Entretien avec un metteur en scène comblé, éric Vigner.

"SAVANNAH BAY" marque l'entrée de DURAS au répertoire de la Comédie française. De quelle manière y avez-vous contribué?

"J'avais monté Pluie d'été, de MARGUERITE DURAS, en 1993. C'était ma troisième mise en scène et elle avait eu un gros succès. C'est là que je l'ai connue. Elle était venue voir le spectacle et une amitié était née de cette rencontre. À partir de là, il y a eu la promesse secrète de la faire entrer un jour au Français. Il y avait, la concernant, une injustice.

C'était une promesse faite à MARGUERITE DURAS de son vivant?

Non, c'était une promesse non dite. Quand je l'ai connue, elle avait déjà 79 ans. C'était la dernière période de sa vie. Je me rappelle sa tête dans l'embrasure de la porte, à Trouville. Elle a dit : "Lui, je le reconnais". Après, on est allés boire des coups. Et c'est comme si on s'était toujours connus. Ça ressemble à une histoire d'amour. Elle a sincèrement aimé mon travail.

Que raconte SAVANNAH BAY?

C'est une fable sur une femme qui ne se souvient plus. De rien. Une autre vient là depuis plusieurs jours, qui lui fait écouter les mots d'amour de Piaf, lui enfile la robe qu'elle portait dans tel film... Pour qu'elle parvienne à se souvenir de la mort de sa propre fille. Noyée en Indochine parce qu'elle a voulu vivre la passion à fond et qu'elle est morte d'aimer. La femme se remémore cette histoire-là, pour la dépasser. C'est un processus salvateur.

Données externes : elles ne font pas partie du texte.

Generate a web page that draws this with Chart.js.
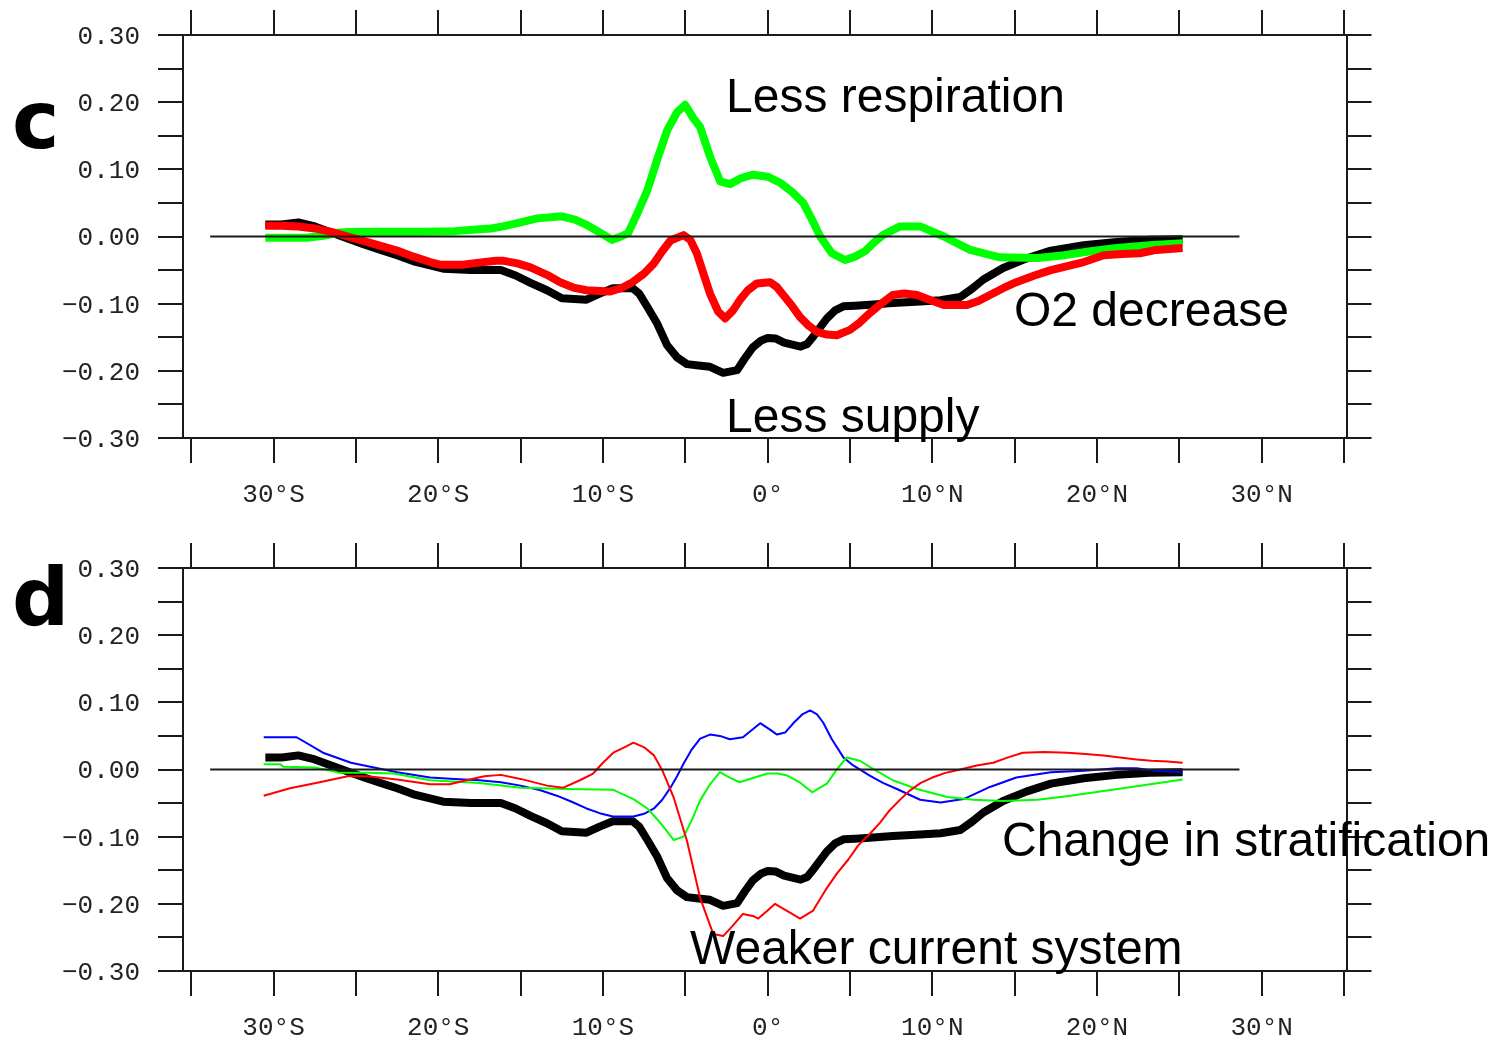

Le théâtre de DURAS est plus ardu que le roman...

Il est plus essentiel : il y a très peu de mots. Ça joue beaucoup sur la répétition des choses, c'est assez musical. Ce n'est pas la même narration que dans l'Amant. Dans SAVANNAH BAY, il y a une essence de DURAS. Moi, je pense que c'est une très grande pièce. Peut-être trop visionnaire pour qu'on se l'approprie. On ne comprend pas tout, c'est assez elliptique. Comme dans un voyage, on embarque ou pas. Ou on est ému aux larmes ou on reste à la porte.

II faut donc avoir un immense talent pour insuffler du sens à ce texte.

Ce spectacle, c'est le combat de deux lionnes, deux monuments. Il faut être très fort. Ça ne supporte pas l'amateurisme, la mollesse. Il faut aussi avoir beaucoup vécu. CATHERINE SAMIE a plus de 70 ans, elle a beaucoup joué. Elle n'est pas dans une analyse rationnelle, réaliste, elle est dans la métaphore poétique. CATHERINE HIEGEL, elle, est pragmatique.

Elles sont les personnages, finalement...

La mise en scène était faite a 90 % quand j'ai choisi CATHERINE HIEGEL et CATHERINE SAMIE. C'est comme pour l'électricité. Il faut un plus et un moins. Et puis, ça prend des tournures très différentes selon les lieux. À Aix, dans ce petit théâtre à l'italienne, le rapport de proximité sera tellement fort qu'il va forcément se passer quelque chose.

Vous êtes face à trois femmes dans cette pièce. Comment faites-vous entendre votre voix ?

Dans SAVANNAH BAY, la fille de CATHERINE SAMIE découvre l'amour jusqu'à se laisser couler. L'homme qu'elle aime va chercher sa trace. Tout en étant absent de cette histoire, il est très présent. Il y a un grand plaisir pour un metteur en scene homme d'être entre deux femmes qui le cherchent. Ma position est très enviable."